London / Helsinki / Sofia – November 9
A joint investigation by Global Witness, the Centre for Research on Energy and Clean Air (CREA), and Center for the Study of Democracy (CSD) today reveals that a refinery in the European Union appears to be exploiting sanctions exemptions and boosting Moscow's tax revenues from within the bloc.
Neftochim Burgas is Bulgaria’s largest refinery. Since the invasion of Ukraine, it has become one of the top global consumers of Russian oil. Our investigation reveals that the refinery guzzled over 4.95 million tonnes of Russian crude in the first ten months of 2023, contributing an estimated €1.13 billion to the Kremlin in direct tax revenues. According to Russian president Vladimir Putin, that would be enough to fund the Wagner mercenary group’s operations for an entire year.

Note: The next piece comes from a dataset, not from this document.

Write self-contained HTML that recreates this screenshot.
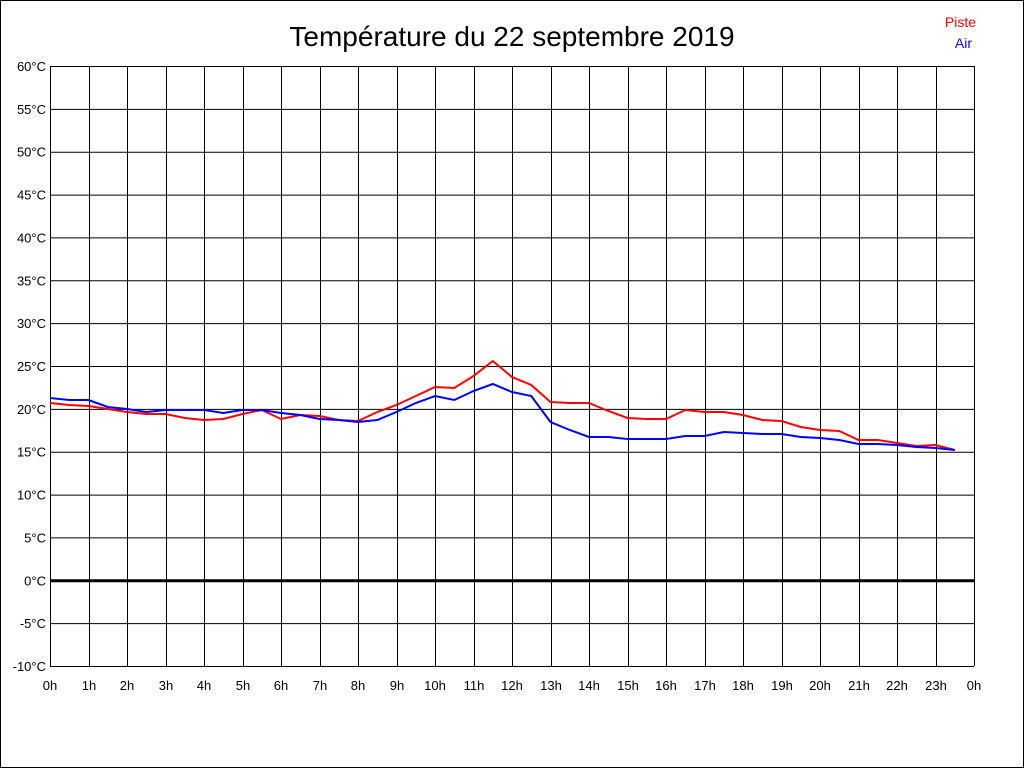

When the EU banned Russian oil in December 2022, Bulgaria was granted an exemption to ensure domestic supply. “The purpose of the exception is for Bulgaria to be able to get supplies and not sell imported Russian oil to other countries” a spokesperson for the European Commission statedlast year.
But our investigation reveals that instead of meeting Bulgarian demand, the refinery, majority-owned and operated by Russian fossil fuel giant Lukoil, appears to be exploiting the exemption.
Analysis of industry data reveals that Russian oil now makes up 93% of Burgas’ imports, rising from 70% before the invasion. At the same time, Burgas exported large amounts of the products it refined; the plant’s seaborne exports of refined oil products alone were valued at €984 million in the first 10 months of 2023.
Burgas is prohibited from exporting products made from Russian oil. But the refinery continues to send oil products to the EU under the ‘’mass balance’’ rule, which allows it to export providing they equal less than Burgas’ imports from countries other than Russia.
In August, the Seaexpress loaded 40,000 tonnes of fuel oil from Burgas, before unloading its cargo two weeks later in the Dutch port of Rotterdam. The transaction does not in itself violate sanctions – under the mass balance principle, a final determination can only be made in February 2024, when a year’s worth of import and export data will be reviewed to determine if the refinery has exceeded its allowance of European sales.
The investigation reveals that so far this year, Bulgaria has exported more to the EU than it imported from countries other than Russia, raising serious questions about whether Burgas is going to be able to comply with the mass balance law.
Burgas is not only creating a backdoor route for Russian oil into the EU – the refinery has also exported products to other embargoing jurisdictions like the United States. Shipping data shows that this year, the US imported over 70,000 tonnes of refined product from Burgas.
Christopher Lambin, Senior Data Investigations Advisor at Global Witness said: ‘’Whether or not Burgas ends up breaching the letter of the EU’s Russian oil embargo, its actions undermine the spirit of the ban.
Lukoil is guzzling Russian oil on EU soil, and selling oil products to Europe, contributing more than €1 billion to the Kremlin this year in the process.
The EU should close the many loopholes in its ban on Russian oil and step-up investment in the clean energy transition’’.
Isaac Levi, Europe-Russia Policy and Energy Analysis Team Lead at CREA said: “Burgas’ increased reliance on Russian crude oil highlights how loopholes in the sanctions are enabling a refining hub for Russian oil to operate within EU borders. Russian oil is fueling vehicles in the EU, and channelling funds to the Kremlin. Bulgaria’s sanctions exemption must end and the Russian owned refinery sold to reduce financial flows that are used by Putin to wage war on Ukraine. The refinery has imported non-Russian crude oil previously, showing it has an alternative, and therefore must be banned from buying Russian oil”.
Martin Vladimirov, Director of Energy and Climate at the CSD said: "There is an urgent need to strengthen the implementation and enforcement of the oil sanctions by lifting the derogation given to landlocked Central European countries and Bulgaria as there are no technical or economic justifications for the exemptions. The EU should also ban the transshipments of Russian oil products that arrive in EU ports which are then transported onwards to non-EU destinations."
Contacted for comment, Lukoil subsidiary Litasco S.A, the major shareholder of the refinery, said that it was complying with all applicable laws and regulations, including the G7 price cap rules.